My daughter came home with a D in band on her last report card. That's a real problem because two nine weeks in a row with a grade below a C can get her kicked out of her wonderful school (it is a magnet school for high-performing students). I decided to supervise the next practice session to see if I could come up with any ideas on how to improve the grade. We went into her room. She got out the saxophone and assembled it. She got out her music. She arranged everything just so. She started to play a song and squawked the second note. She groaned. She looked at her saxophone. She adjusted this and that. Then she started over. Then she clunked another note. She groaned, she looked, she adjusted...in short, in a ten minute session she had played four notes, two of which this tone deaf mom could tell weren't right. I told her "just play the song, over and over and over again, no matter how bad it sounds. If it still sounds bad Monday, at least you'll have the fingering down, and you can ask Ms. G what you are doing wrong." By Monday the song sounded much better, and she has gotten Bs on her last two quizzes.
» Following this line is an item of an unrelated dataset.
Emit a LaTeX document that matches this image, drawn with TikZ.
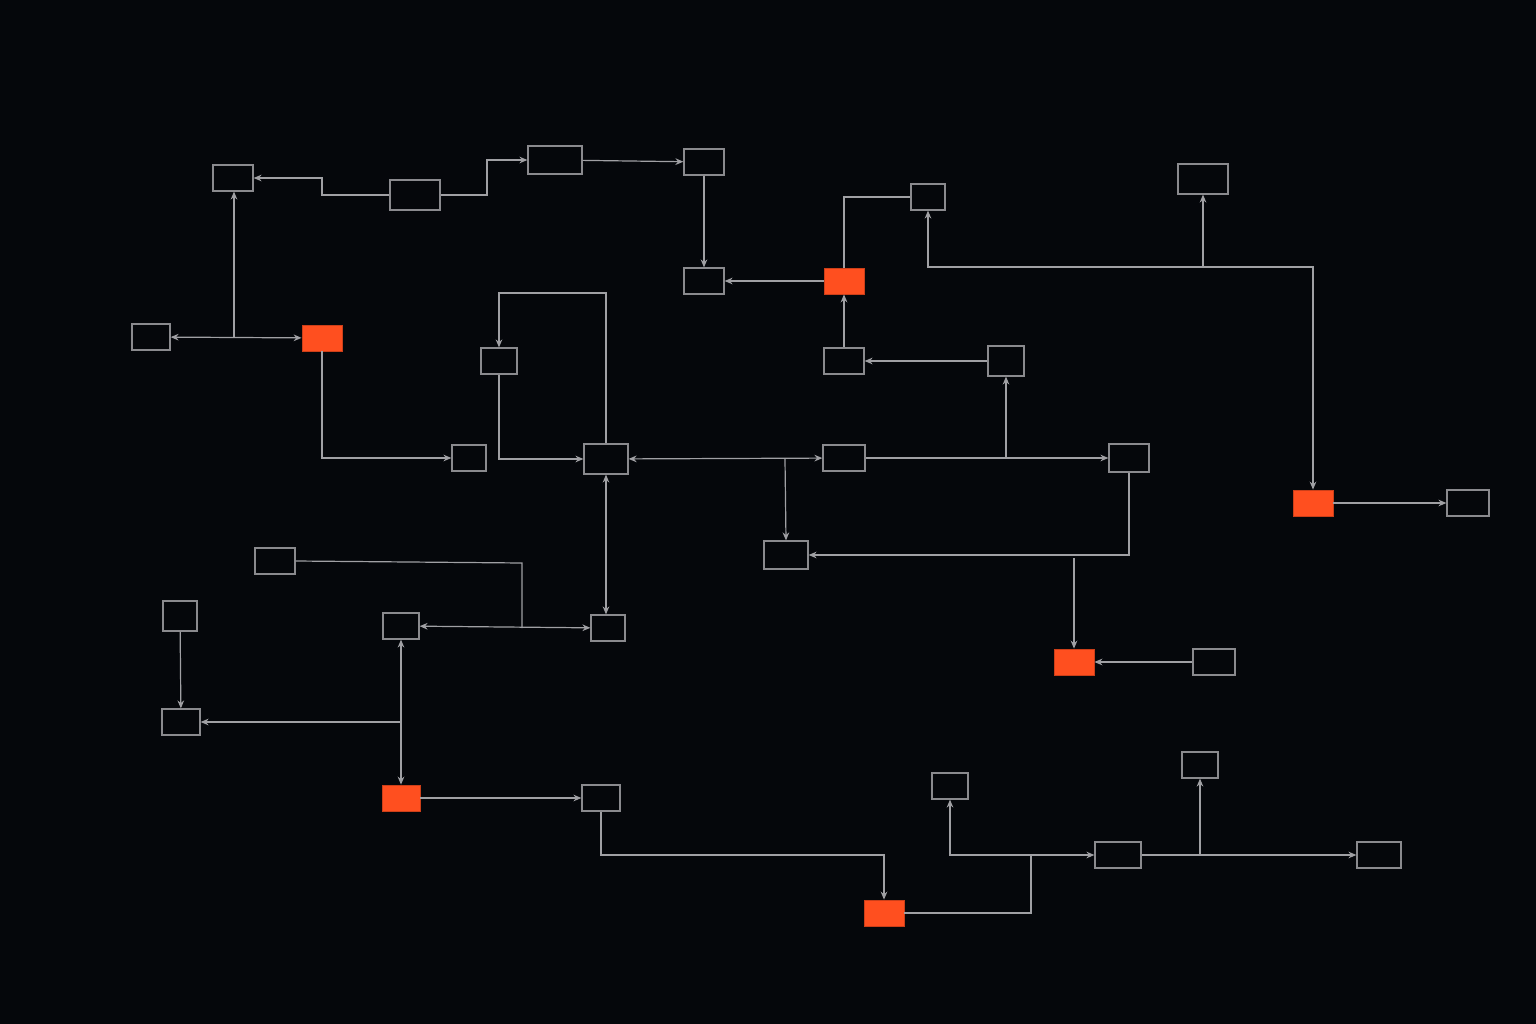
\documentclass[tikz,border=0pt]{standalone}
\usetikzlibrary{arrows.meta}
\definecolor{bgdark}{HTML}{05070B}
\definecolor{wire}{HTML}{A0A0A4}
\definecolor{frame}{HTML}{8A8A8E}
\definecolor{hot}{HTML}{FF4F1F}
\tikzset{
  box/.style={draw=frame,line width=0.9pt,fill=bgdark,inner sep=0pt},
  hotbox/.style={draw=hot!80!black,line width=0.6pt,fill=hot,inner sep=0pt},
  link/.style={draw=wire,line width=0.9pt},
  arr/.style={link,-{Stealth[length=6pt,width=5pt]}},
  darr/.style={link,{Stealth[length=6pt,width=5pt]}-{Stealth[length=6pt,width=5pt]}}
}
% box at pixel centre: name, x, y, width, height
\newcommand{\pbox}[6][box]{\node[#1,minimum width=#5*0.75pt,minimum height=#6*0.75pt] (#2) at (#3,#4) {};}
\begin{document}
\begin{tikzpicture}[x=0.75pt,y=-0.75pt]
  \fill[bgdark] (0,0) rectangle (1536,1024);
  \useasboundingbox (0,0) rectangle (1536,1024);

  % top row
  \pbox{topA}{233}{178}{40}{26}
  \pbox{topB}{415}{195}{50}{30}
  \pbox{topC}{555}{160}{54}{28}
  \pbox{topD}{704}{162}{40}{26}
  \pbox{midE}{704}{281}{40}{26}
  \pbox[hotbox]{hotF}{844}{281}{40}{26}
  \pbox{topG}{928}{197}{34}{26}
  \pbox{topH}{1203}{179}{50}{30}
  % left and centre
  \pbox{leftI}{151}{337}{38}{26}
  \pbox[hotbox]{hotJ}{322}{338}{40}{26}
  \pbox{midK}{499}{361}{36}{26}
  \pbox{midL}{844}{361}{40}{26}
  \pbox{midM}{1006}{361}{36}{30}
  \pbox{midN}{469}{458}{34}{26}
  \pbox{hubO}{606}{459}{44}{30}
  \pbox{midP}{844}{458}{42}{26}
  \pbox{midQ}{1129}{458}{40}{28}
  \pbox[hotbox]{hotR}{1313}{503}{40}{26}
  \pbox{rightS}{1468}{503}{42}{26}
  \pbox{midT}{786}{555}{44}{28}
  % lower half
  \pbox{lowU}{275}{561}{40}{26}
  \pbox{lowV}{180}{616}{34}{30}
  \pbox{lowW}{401}{626}{36}{26}
  \pbox{lowX}{608}{628}{34}{26}
  \pbox[hotbox]{hotY}{1074}{662}{40}{26}
  \pbox{lowZ}{1214}{662}{42}{26}
  \pbox{lowAA}{181}{722}{38}{26}
  \pbox[hotbox]{hotAB}{401}{798}{38}{26}
  \pbox{lowAC}{601}{798}{38}{26}
  \pbox{lowAD}{950}{786}{36}{26}
  \pbox{lowAE}{1200}{765}{36}{26}
  \pbox{lowAF}{1118}{855}{46}{26}
  \pbox{lowAG}{1379}{855}{44}{26}
  \pbox[hotbox]{hotAH}{884}{913}{40}{26}

  % junction points
  \coordinate (jTop) at (1203,267);
  \coordinate (jJ) at (234,338);
  \coordinate (jO) at (785,459);
  \coordinate (jP) at (1006,458);
  \coordinate (jQ) at (1074,558);
  \coordinate (jU) at (522,628);
  \coordinate (jW) at (401,722);
  \coordinate (jAH) at (1031,855);
  \coordinate (jAF) at (1200,855);

  % top wiring
  \draw[arr] (topB.west) -- (322,195) |- (topA.east);
  \draw[arr] (topB.east) -- (487,195) |- (topC.west);
  \draw[arr] (topC) -- (topD);
  \draw[arr] (topD) -- (midE);
  \draw[arr] (hotF) -- (midE);
  \draw[link] (hotF.north) |- (topG.west);
  \draw[arr,draw=frame!80] (midL) -- (hotF);
  \draw[arr] (midM) -- (midL);
  \draw[arr] (jTop) -| (topG.south);
  \draw[arr] (jTop) -- (topH.south);
  \draw[arr] (jTop) -| (hotR.north);

  % left and centre wiring
  \draw[darr] (leftI) -- (hotJ);
  \draw[arr] (jJ) -- (jJ |- topA.south);
  \draw[arr,draw=frame!80] (hotJ.south) |- (midN.west);
  \draw[arr] (hubO.north) -- (606,293) -| (midK.north);
  \draw[arr] (midK.south) |- (hubO.west);
  \draw[darr] (hubO) -- (midP);
  \draw[arr] (jO) -- (midT.north);
  \draw[arr] (midP) -- (midQ);
  \draw[arr] (jP) -- (midM.south);
  \draw[arr] (midQ.south) |- (midT.east);
  \draw[arr] (jQ) -- (hotY.north);
  \draw[arr] (lowZ) -- (hotY);
  \draw[arr] (hotR) -- (rightS);
  \draw[darr] (hubO.south) -- (hubO.south |- lowX.north);

  % lower wiring
  \draw[link] (lowU.east) -- (522,563) -- (jU);
  \draw[darr] (lowW) -- (lowX);
  \draw[arr] (lowV) -- (lowAA);
  \draw[darr] (lowW) -- (hotAB);
  \draw[arr] (jW) -- (lowAA.east);
  \draw[arr] (hotAB) -- (lowAC);
  \draw[arr] (lowAC.south) -- (601,855) -| (hotAH.north);
  \draw[link] (hotAH.east) -| (jAH);
  \draw[arr] (jAH) -| (lowAD.south);
  \draw[arr] (jAH) -- (lowAF.west);
  \draw[arr] (lowAF) -- (lowAG);
  \draw[arr] (jAF) -- (lowAE.south);
\end{tikzpicture}
\end{document}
I say all that because there have been two parts of my life that I know need improving--my weight and my prayer life. This year I have been making a major effort on my weight, and it has paid off, but the last couple of weeks the weight loss has been minimal. I knew Easter week's weigh-in wouldn't be that great, after all, I ate lots of jelly beans and chocolate. This week I expected more, though when I think about it, I haven't been tracking closely, and my sweet tooth has been acting up. I was taking a walk this afternoon, and thinking and praying as I walked, and I kept thinking about my daughter and her sax. Just play the song--just do what you need to do, over and over, even if you don't do it well, and eventually that work will pay off.
As for my prayer life, well, I committed to adoration for an hour a week back in October, and so far I've managed to keep that commitment, and it has been good for me. But, like my weight, there is still a long way to go. I can look at websites, read books, and otherwise fiddle around with prayer, but the fact of the matter is, I need to just do it. Funny the things kids teach us.